Unfortunately for the Allies, the German navy did not consist solely of a surface fleet. While the concept of the submarine had been around for a long time, and a number of navies had them, the Germans had made submarines—which they called “U-Boats”—a top priority. The German command understood that if they were to defeat Britain, the flow of goods coming into Britain from its Empire and other nations around the world had to be cut off. Thus, as early as 1914 the German navy utilized “underwater boats” at a time when these stealthy vessels were undetectable until it was too late. In 1917, their unrestricted attack policy was threatening Britain’s very survival, and desperate efforts were made to detect and combat an enemy that relied on concealment.
Two years before the start of World War I, the great liner RMS Titanic sank in the North Atlantic after hitting the underwater portion of an iceberg. This disaster led to efforts to locate underwater hazards electronically. The technology available at the time was limited, and little success was realized in the years leading up to World War I. However, a few people who had been studying the new science of “ultrasonics” came on the scene in a most timely manner.
One of them was Robert William Boyle, a Canadian from the small hamlet of Carbonear, in what was then the Dominion of Newfoundland. Born in 1883, Boyle displayed unusual ability even as a young lad. At McGill University in Montreal, he had the privilege of studying under a New Zealander, Sir Ernest Rutherford—the father of nuclear physics, who would win the Nobel Prize in Chemistry in 1908 for his work to understand radioactivity. Under Rutherford, Boyle earned McGill’s very first doctorate in Physics.
In 1912, Boyle accepted the position of Head of Physics at the new University of Alberta in Edmonton. Motivated by the Titanic disaster, he began to study acoustics and the possibility of detecting underwater hazards. He was not alone in this research. A brilliant French scientist, Paul Langevin, had worked on some related theoretical principles, but had trouble developing a working device. When the war commenced in 1914, there was a sense of urgency to develop something that could detect a submarine. Historian Rod McLeod, of the University of Alberta, states, “Everybody starts working on this because the German submarines are sinking hundreds of allied ships…. The French are working on it, the Brits are working on it and the Americans are working on it” (“Inventor of sonar ignored by history.” phys.org, February 18, 2008).
Early in the war, a hydrophone was employed that could detect the sound of a submarine’s engines and the direction from which the sound was coming. However, there was no means of determining depth or distance.

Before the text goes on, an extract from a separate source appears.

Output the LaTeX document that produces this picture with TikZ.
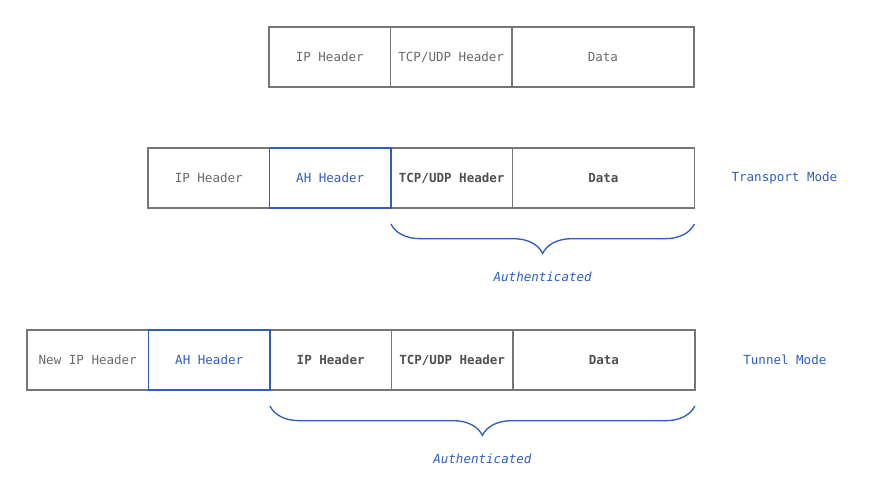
\documentclass[tikz,border=0pt]{standalone}
\usepackage{fontspec}
\setmonofont{DejaVu Sans Mono}
\usetikzlibrary{positioning, chains, decorations.pathreplacing}
\definecolor{boxgray}{RGB}{118,118,118}
\definecolor{txtgray}{RGB}{105,105,105}
\definecolor{txtdark}{RGB}{80,80,80}
\definecolor{ahblue}{RGB}{47,94,190}

\begin{document}
\begin{tikzpicture}[x=1pt, y=1pt, node distance=0pt,
    cell/.style={rectangle, draw=boxgray, line width=1.1pt, outer sep=0pt,
      minimum height=45pt, minimum width=91.1pt, text=txtgray,
      font=\ttfamily\fontsize{9.4}{11}\selectfont},
    wide/.style={cell, minimum width=136.5pt},
    inner/.style={text=txtdark, font=\ttfamily\bfseries\fontsize{9.4}{11}\selectfont},
    ah/.style={cell, draw=none, text=ahblue},
    ahframe/.style={draw=ahblue, line width=1.1pt},
    mode/.style={text=ahblue, font=\ttfamily\fontsize{9.4}{11}\selectfont},
    authbrace/.style={draw=ahblue, line width=1pt, decorate,
      decoration={brace, mirror, amplitude=22pt}},
    auth/.style={text=ahblue, font=\ttfamily\itshape\fontsize{9.4}{11}\selectfont}]

  \useasboundingbox (0,0) rectangle (656.25,-366.75);

  % original packet
  \begin{scope}[start chain=orig going right]
    \node[cell, on chain, anchor=west] (oip) at (201.75,-42.75) {IP Header};
    \node[cell, on chain] (otcp) {TCP/UDP Header};
    \node[wide, on chain] (odata) {Data};
  \end{scope}

  % transport mode
  \begin{scope}[start chain=tr going right]
    \node[cell, on chain, anchor=west] (tip) at (111,-133.5) {IP Header};
    \node[ah, on chain] (tah) {AH Header};
    \node[cell, inner, on chain] (ttcp) {TCP/UDP Header};
    \node[wide, inner, on chain] (tdata) {Data};
  \end{scope}
  \draw[ahframe] (tah.north west) rectangle (tah.south east);
  \node[mode] (trmode) at ([xshift=67.5pt]tdata.east) {Transport Mode};
  \draw[authbrace] ([yshift=-12pt]ttcp.south west) -- ([yshift=-12pt]tdata.south east)
    node[auth, midway, yshift=-39.75pt] (tauth) {Authenticated};

  % tunnel mode
  \begin{scope}[start chain=tu going right]
    \node[cell, on chain, anchor=west] (nip) at (20.25,-270) {New IP Header};
    \node[ah, on chain] (uah) {AH Header};
    \node[cell, inner, on chain] (uip) {IP Header};
    \node[cell, inner, on chain] (utcp) {TCP/UDP Header};
    \node[wide, inner, on chain] (udata) {Data};
  \end{scope}
  \draw[ahframe] (uah.north west) rectangle (uah.south east);
  \node[mode] (tumode) at ([xshift=67.5pt]udata.east) {Tunnel Mode};
  \draw[authbrace] ([yshift=-12pt]uip.south west) -- ([yshift=-12pt]udata.south east)
    node[auth, midway, yshift=-39.75pt] (uauth) {Authenticated};
\end{tikzpicture}
\end{document}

At the outset of the war, Rutherford was asked by the British Admiralty to head a “Board of Inventions and Research.” Rutherford sent a message to Boyle asking him to join him on this board. Boyle, Langevin, Albert Wood and other notable scientists teamed up to solve the problem of submarine detection. They also reviewed the work of another Canadian-born scientist, Reginald Fessenden, who did the vast majority of his work in the U.S. Fessenden had developed the “Fessenden oscillator,” an early version of sonar that, by 1914, enabled submarines to communicate with Morse Code and also to locate icebergs. Each lead scientist was put in charge of a line of inquiry. Boyle was assigned the least-promising concept. Yet, in 1917, it was Boyle’s group that solved the major problem, inventing the “ultrasonic quartz transducer”—the first working model of an instrument that could detect the presence, depth, and distance of a submarine.

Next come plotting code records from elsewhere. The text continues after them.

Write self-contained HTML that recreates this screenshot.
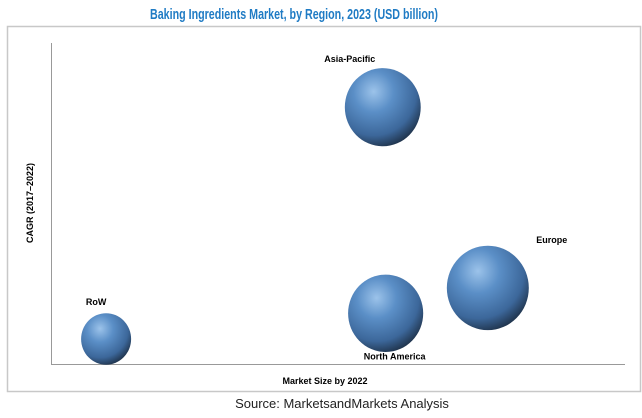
<!DOCTYPE html>
<html><head><meta charset="utf-8"><style>
body{margin:0;background:#fff;width:642px;height:413px;overflow:hidden;font-family:"Liberation Sans",sans-serif}
</style></head><body>
<svg width="642" height="413">
<defs>
<radialGradient id="g" cx="0.38" cy="0.3" r="0.75">
<stop offset="0" stop-color="#9cc3ea"/>
<stop offset="0.35" stop-color="#5b8fc7"/>
<stop offset="0.75" stop-color="#3c679a"/>
<stop offset="1" stop-color="#1d2f45"/>
</radialGradient>
</defs>
<text x="294" y="19" text-anchor="middle" font-size="15" font-weight="bold" fill="#1f7bc4" textLength="288" lengthAdjust="spacingAndGlyphs">Baking Ingredients Market, by Region, 2023 (USD billion)</text>
<rect x="7.5" y="26.5" width="633" height="365" fill="none" stroke="#c8c8c8" stroke-width="1.5"/>
<line x1="51.5" y1="43" x2="51.5" y2="364" stroke="#999"/>
<line x1="51" y1="364.5" x2="625" y2="364.5" stroke="#999"/>
<text transform="translate(33,203) rotate(-90)" text-anchor="middle" font-size="9" font-weight="bold">CAGR (2017–2022)</text>
<text x="325" y="384" text-anchor="middle" font-size="9" font-weight="bold">Market Size by 2022</text>
<text x="342" y="408" text-anchor="middle" font-size="13" fill="#222">Source: MarketsandMarkets Analysis</text>
<g id="bubbles"></g>
</svg>
<script>
const regions=["Asia-Pacific","RoW","North America","Europe"];
const marketSize=[5.78,0.96,5.83,7.61];
const cagr=[8.0,0.78,1.58,2.37];
const bubbleSize=[14.4,6.25,14.1,16.8];
const labelDx=[-33,-10,9,64];
const labelDy=[-45,-34,46,-45];
const xs=v=>51+v*57.4, ys=v=>364-v*32.1, rs=v=>10*Math.sqrt(v);
const g=document.getElementById('bubbles');
const ns="http://www.w3.org/2000/svg";
regions.forEach((r,i)=>{
 const cx=xs(marketSize[i]),cy=ys(cagr[i]),rad=rs(bubbleSize[i]);
 const c=document.createElementNS(ns,'ellipse');
 c.setAttribute('cx',cx);c.setAttribute('cy',cy);c.setAttribute('rx',rad);c.setAttribute('ry',rad*1.03);
 c.setAttribute('fill','url(#g)');
 
 
 g.appendChild(c);
 const t=document.createElementNS(ns,'text');
 t.setAttribute('x',cx+labelDx[i]);t.setAttribute('y',cy+labelDy[i]);
 t.setAttribute('text-anchor','middle');t.setAttribute('font-size','9');t.setAttribute('font-weight','bold');
 t.textContent=r;
 
 
 g.appendChild(t);
});
</script>
</body></html>
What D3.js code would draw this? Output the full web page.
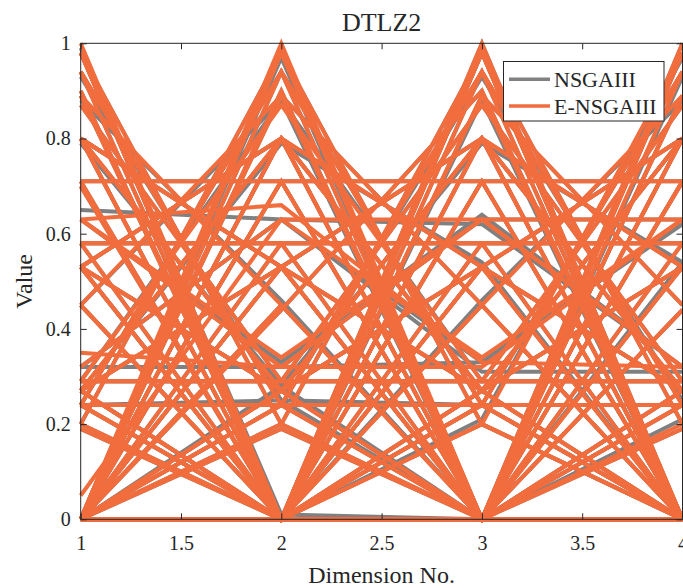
<!DOCTYPE html>
<html>
<head>
<meta charset="utf-8">
<script src="https://cdn.jsdelivr.net/npm/d3@7"></script>
<style>
  body { margin: 0; background: #fff; }
  text { font-family: "Liberation Serif", "Times New Roman", serif; fill: #262626; }
</style>
</head>
<body>
<div id="chart"></div>
<script>
// parallel coordinates of the final populations, one row = one solution
const dims = [1, 2, 3, 4];
const xTicks = [1, 1.5, 2, 2.5, 3, 3.5, 4];
const yTicks = [0, 0.2, 0.4, 0.6, 0.8, 1];
const seriesNames = ["NSGAIII", "E-NSGAIII"];

const nsgaiii = [
  [0.99,0.01,0.00,0.00],[0.00,0.99,0.00,0.00],[0.00,0.00,1.00,0.00],[0.00,0.00,0.00,1.00],
  [0.98,0.20,0.00,0.00],[0.98,0.00,0.20,0.00],[0.98,0.00,0.00,0.19],[0.20,0.98,0.00,0.00],
  [0.00,0.98,0.20,0.00],[0.00,0.97,0.00,0.21],[0.19,0.00,0.98,0.00],[0.00,0.20,0.98,0.00],
  [0.00,0.00,0.98,0.20],[0.20,0.00,0.00,0.98],[0.00,0.19,0.00,0.98],[0.00,0.00,0.21,0.97],
  [0.88,0.46,0.00,0.00],[0.89,0.00,0.45,0.00],[0.90,0.00,0.00,0.44],[0.45,0.88,0.00,0.00],
  [0.00,0.89,0.45,0.00],[0.00,0.90,0.00,0.44],[0.45,0.00,0.88,0.00],[0.00,0.44,0.90,0.00],
  [0.00,0.00,0.89,0.45],[0.45,0.00,0.00,0.89],[0.00,0.45,0.00,0.89],[0.00,0.00,0.46,0.88],
  [0.71,0.71,0.00,0.00],[0.71,0.00,0.71,0.00],[0.70,0.00,0.00,0.71],
  [0.00,0.71,0.71,0.00],[0.00,0.71,0.00,0.71],[0.00,0.00,0.71,0.71],
  [0.94,0.00,0.24,0.24],[0.94,0.24,0.00,0.24],[0.93,0.25,0.24,0.00],[0.00,0.94,0.24,0.24],
  [0.24,0.94,0.00,0.24],[0.24,0.94,0.24,0.00],[0.00,0.24,0.93,0.25],[0.24,0.00,0.94,0.24],
  [0.24,0.24,0.94,0.00],[0.00,0.24,0.24,0.94],[0.24,0.00,0.24,0.94],[0.24,0.25,0.00,0.93],
  [0.80,0.53,0.27,0.00],[0.80,0.53,0.00,0.27],[0.80,0.27,0.53,0.00],[0.79,0.28,0.00,0.54],
  [0.80,0.00,0.53,0.27],[0.80,0.00,0.27,0.53],[0.53,0.80,0.27,0.00],[0.53,0.80,0.00,0.27],
  [0.27,0.79,0.54,0.00],[0.27,0.80,0.00,0.53],[0.00,0.80,0.53,0.27],[0.00,0.80,0.27,0.53],
  [0.53,0.27,0.80,0.00],[0.53,0.00,0.80,0.27],[0.27,0.53,0.80,0.00],[0.27,0.00,0.80,0.53],
  [0.00,0.53,0.80,0.27],[0.00,0.28,0.79,0.54],[0.53,0.27,0.00,0.80],[0.53,0.00,0.27,0.80],
  [0.27,0.53,0.00,0.80],[0.27,0.00,0.53,0.80],[0.00,0.53,0.27,0.80],[0.00,0.27,0.53,0.80],
  [0.58,0.58,0.58,0.00],[0.58,0.58,0.00,0.58],[0.58,0.00,0.58,0.58],[0.00,0.58,0.58,0.58],
  [0.87,0.29,0.29,0.29],[0.29,0.88,0.29,0.29],[0.29,0.29,0.87,0.29],[0.29,0.29,0.29,0.87],
  [0.65,0.63,0.31,0.31],[0.63,0.33,0.64,0.32],[0.63,0.32,0.33,0.62],
  [0.32,0.63,0.62,0.32],[0.32,0.63,0.33,0.63],[0.32,0.32,0.63,0.63]
];

const ensgaiii = [
  [1.00,0.00,0.00,0.00],[0.00,1.00,0.00,0.00],[0.00,0.00,1.00,0.00],[0.00,0.00,0.00,1.00],
  [0.98,0.20,0.00,0.00],[0.98,0.00,0.20,0.00],[0.98,0.00,0.00,0.19],[0.20,0.98,0.00,0.00],
  [0.00,0.98,0.20,0.00],[0.00,0.98,0.00,0.20],[0.19,0.00,0.98,0.00],[0.00,0.20,0.98,0.00],
  [0.00,0.00,0.98,0.20],[0.20,0.00,0.00,0.98],[0.00,0.19,0.00,0.98],[0.00,0.00,0.20,0.98],
  [0.89,0.45,0.00,0.00],[0.89,0.00,0.45,0.00],[0.90,0.00,0.00,0.44],[0.45,0.89,0.00,0.00],
  [0.00,0.89,0.45,0.00],[0.00,0.90,0.00,0.44],[0.45,0.00,0.89,0.00],[0.00,0.44,0.90,0.00],
  [0.00,0.00,0.89,0.45],[0.45,0.00,0.00,0.89],[0.00,0.45,0.00,0.89],[0.00,0.00,0.45,0.89],
  [0.71,0.71,0.00,0.00],[0.71,0.00,0.71,0.00],[0.70,0.00,0.00,0.71],
  [0.00,0.71,0.71,0.00],[0.00,0.71,0.00,0.71],[0.00,0.00,0.71,0.71],
  [0.94,0.00,0.24,0.24],[0.94,0.24,0.00,0.24],[0.94,0.24,0.24,0.00],[0.00,0.94,0.24,0.24],
  [0.24,0.94,0.00,0.24],[0.24,0.94,0.24,0.00],[0.00,0.24,0.94,0.24],[0.24,0.00,0.94,0.24],
  [0.24,0.24,0.94,0.00],[0.00,0.24,0.24,0.94],[0.24,0.00,0.24,0.94],[0.24,0.24,0.00,0.94],
  [0.80,0.53,0.27,0.00],[0.80,0.53,0.00,0.27],[0.80,0.27,0.53,0.00],[0.80,0.27,0.00,0.53],
  [0.80,0.00,0.53,0.27],[0.80,0.00,0.27,0.53],[0.53,0.80,0.27,0.00],[0.53,0.80,0.00,0.27],
  [0.27,0.80,0.53,0.00],[0.27,0.80,0.00,0.53],[0.00,0.80,0.53,0.27],[0.00,0.80,0.27,0.53],
  [0.53,0.27,0.80,0.00],[0.53,0.00,0.80,0.27],[0.27,0.53,0.80,0.00],[0.27,0.00,0.80,0.53],
  [0.00,0.53,0.80,0.27],[0.00,0.27,0.80,0.53],[0.53,0.27,0.00,0.80],[0.53,0.00,0.27,0.80],
  [0.27,0.53,0.00,0.80],[0.27,0.00,0.53,0.80],[0.00,0.53,0.27,0.80],[0.00,0.27,0.53,0.80],
  [0.58,0.58,0.58,0.00],[0.58,0.58,0.00,0.58],[0.58,0.00,0.58,0.58],[0.00,0.58,0.58,0.58],
  [0.87,0.29,0.29,0.29],[0.29,0.87,0.29,0.29],[0.29,0.29,0.87,0.29],[0.29,0.29,0.29,0.87],
  [0.63,0.66,0.33,0.32],[0.63,0.34,0.63,0.32],[0.63,0.32,0.32,0.63],
  [0.32,0.63,0.63,0.32],[0.05,0.63,0.34,0.63],[0.35,0.32,0.63,0.63]
];

const W = 683, H = 588;
const colors = ["#808080", "#f26d3d"];

const svg = d3.select("#chart").append("svg")
  .attr("width", W)
  .attr("height", H);

const x = d3.scaleLinear().domain([1, 4]).range([80.7, 682.5]);
const y = d3.scaleLinear().domain([0, 1]).range([519.3, 43.3]);

const line = d3.line()
  .x((d, i) => x(dims[i]))
  .y(d => y(d));

// the lines, NSGAIII underneath
[nsgaiii, ensgaiii].forEach((rows, k) => {
  svg.append("g")
    .selectAll("path")
    .data(rows)
    .enter()
    .append("path")
    .attr("d", line)
    .attr("fill", "none")
    .attr("stroke", colors[k])
    .attr("stroke-width", 4)
    .attr("stroke-linejoin", "miter")
    .attr("stroke-miterlimit", 10);
});

// box + ticks on all four sides (ticks point inwards)
const axColor = "#262626";
const xAxis = d3.axisBottom(x).tickValues(xTicks).tickFormat(d3.format("")).tickSizeInner(-6).tickSizeOuter(0).tickPadding(17);
const yAxis = d3.axisLeft(y).tickValues(yTicks).tickFormat(d3.format("")).tickSizeInner(-6).tickSizeOuter(0).tickPadding(10);

svg.append("g").attr("transform", "translate(0," + y(0) + ")").call(xAxis);
svg.append("g").attr("transform", "translate(" + x(1) + ",0)").call(yAxis);
svg.append("g").attr("transform", "translate(0," + y(1) + ")")
  .call(d3.axisTop(x).tickValues(xTicks).tickFormat("").tickSizeInner(-6).tickSizeOuter(0));
svg.append("g").attr("transform", "translate(" + x(4) + ",0)")
  .call(d3.axisRight(y).tickValues(yTicks).tickFormat("").tickSizeInner(-6).tickSizeOuter(0));

svg.selectAll(".domain").remove();
svg.selectAll(".tick line").attr("stroke", axColor);
svg.selectAll(".tick text").attr("font-size", 20).attr("fill", axColor)
  .style("font-family", "'Liberation Serif', 'Times New Roman', serif");

svg.append("rect")
  .attr("x", x(1)).attr("y", y(1))
  .attr("width", x(4) - x(1)).attr("height", y(0) - y(1))
  .attr("fill", "none")
  .attr("stroke", axColor)
  .attr("stroke-width", 1);

// titles
svg.append("text")
  .attr("x", (x(1) + x(4)) / 2).attr("y", 31)
  .attr("text-anchor", "middle").attr("font-size", 26)
  .text("DTLZ2");

svg.append("text")
  .attr("x", (x(1) + x(4)) / 2).attr("y", 583)
  .attr("text-anchor", "middle").attr("font-size", 24)
  .text("Dimension No.");

svg.append("text")
  .attr("transform", "translate(32," + (y(0) + y(1)) / 2 + ") rotate(-90)")
  .attr("text-anchor", "middle").attr("font-size", 24)
  .text("Value");

// legend
const legend = svg.append("g").attr("id", "legend");
legend.append("rect")
  .attr("x", 503.5).attr("y", 61.5)
  .attr("width", 160.5).attr("height", 59.5)
  .attr("fill", "#fff")
  .attr("stroke", axColor)
  .attr("stroke-width", 1);

seriesNames.forEach((name, i) => {
  const ly = 79.3 + i * 26.7;
  legend.append("line")
    .attr("x1", 509).attr("x2", 550)
    .attr("y1", ly).attr("y2", ly)
    .attr("stroke", colors[i])
    .attr("stroke-width", 3.5);
  legend.append("text")
    .attr("x", 554).attr("y", ly + 7.5)
    .attr("font-size", 22)
    .text(name);
});
</script>
</body>
</html>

The Royal Navy gave the device the name ASDIC, a cryptic acronym that was intended to hide the nature and operational principle of the equipment. Later, the acronym was (fictitiously) explained as, “Anti-Submarine Detection Investigation Committee.” Robert Boyle took out no patents and neither sought nor received recognition for the invention, largely because of the secrecy imposed on the project even after the end of the First World War. Langevin, however, did apply for a patent and, as a result, was commonly thought of as the inventor.

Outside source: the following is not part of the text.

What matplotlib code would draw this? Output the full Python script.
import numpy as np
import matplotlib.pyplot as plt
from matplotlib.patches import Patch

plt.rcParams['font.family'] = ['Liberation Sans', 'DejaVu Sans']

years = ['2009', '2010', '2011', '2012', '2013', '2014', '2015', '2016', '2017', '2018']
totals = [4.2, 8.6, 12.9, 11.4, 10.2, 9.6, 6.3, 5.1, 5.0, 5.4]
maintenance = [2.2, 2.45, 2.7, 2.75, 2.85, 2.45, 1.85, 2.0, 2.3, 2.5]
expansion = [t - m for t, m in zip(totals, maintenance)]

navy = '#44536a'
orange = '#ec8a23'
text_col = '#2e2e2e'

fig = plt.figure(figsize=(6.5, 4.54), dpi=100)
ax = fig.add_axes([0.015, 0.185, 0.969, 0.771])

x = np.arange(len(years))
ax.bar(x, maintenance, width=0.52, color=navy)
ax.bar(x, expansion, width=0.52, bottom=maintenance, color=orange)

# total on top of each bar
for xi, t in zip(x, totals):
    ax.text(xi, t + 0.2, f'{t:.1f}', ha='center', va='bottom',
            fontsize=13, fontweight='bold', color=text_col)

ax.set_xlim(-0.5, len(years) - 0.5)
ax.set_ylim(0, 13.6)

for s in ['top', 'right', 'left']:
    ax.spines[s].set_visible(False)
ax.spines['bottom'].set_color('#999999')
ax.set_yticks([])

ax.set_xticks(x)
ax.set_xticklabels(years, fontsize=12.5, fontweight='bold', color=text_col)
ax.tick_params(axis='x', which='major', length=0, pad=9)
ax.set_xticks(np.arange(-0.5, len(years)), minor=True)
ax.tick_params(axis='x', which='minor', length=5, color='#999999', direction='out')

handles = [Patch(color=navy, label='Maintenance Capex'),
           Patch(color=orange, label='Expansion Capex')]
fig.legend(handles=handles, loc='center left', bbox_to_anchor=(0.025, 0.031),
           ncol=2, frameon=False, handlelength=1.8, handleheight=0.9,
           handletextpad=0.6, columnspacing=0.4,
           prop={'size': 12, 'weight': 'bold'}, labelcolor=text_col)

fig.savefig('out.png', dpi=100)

ASDIC was installed in a few warships prior to the end of World War I, but the device did not become fully operational in the Royal Navy and U.S. Navy until 1924. It would prove its worth fifteen years later when the world again went to war, and Britain faced an even more serious challenge from the stealthy submarine menace. Eventually the name ASDIC was replaced by the American term SONAR (Sound and Navigation Ranging), but the principle was still that which Boyle’s team had developed.
Robert Boyle’s great contribution went largely unknown for decades, even though it was possibly one of the most significant influences on the military history of the twentieth century. He went on to become a member of the National Research Council of Canada as Director of Physics, where he supervised research on and the development of radar during World War II.
It is interesting how much effort mankind will expend to defend against a mortal danger, especially one that is known to be present but is mostly unseen. Unfortunately, mankind does not seem to have the same concern regarding an enemy who seeks its destruction (1 Peter 5:8) and can also be hard to detect. Our adversary, whom Jesus Christ referred to as “the ruler of this world” (John 14:30), operates with stealth, invisible, waiting to distract and lead people away from the knowledge of a way of life that would lead to peace and happiness. The efforts of this being are so effective that most of mankind is deceived by him (Ephesians 2:2; Revelation 12:9).
SONAR or ASDIC will not reveal him. Rather, he is revealed by the information source that God has preserved for us in the form of the Bible. You, too, can detect and avoid the deception and destructive power of this ruthless and formidable spiritual foe.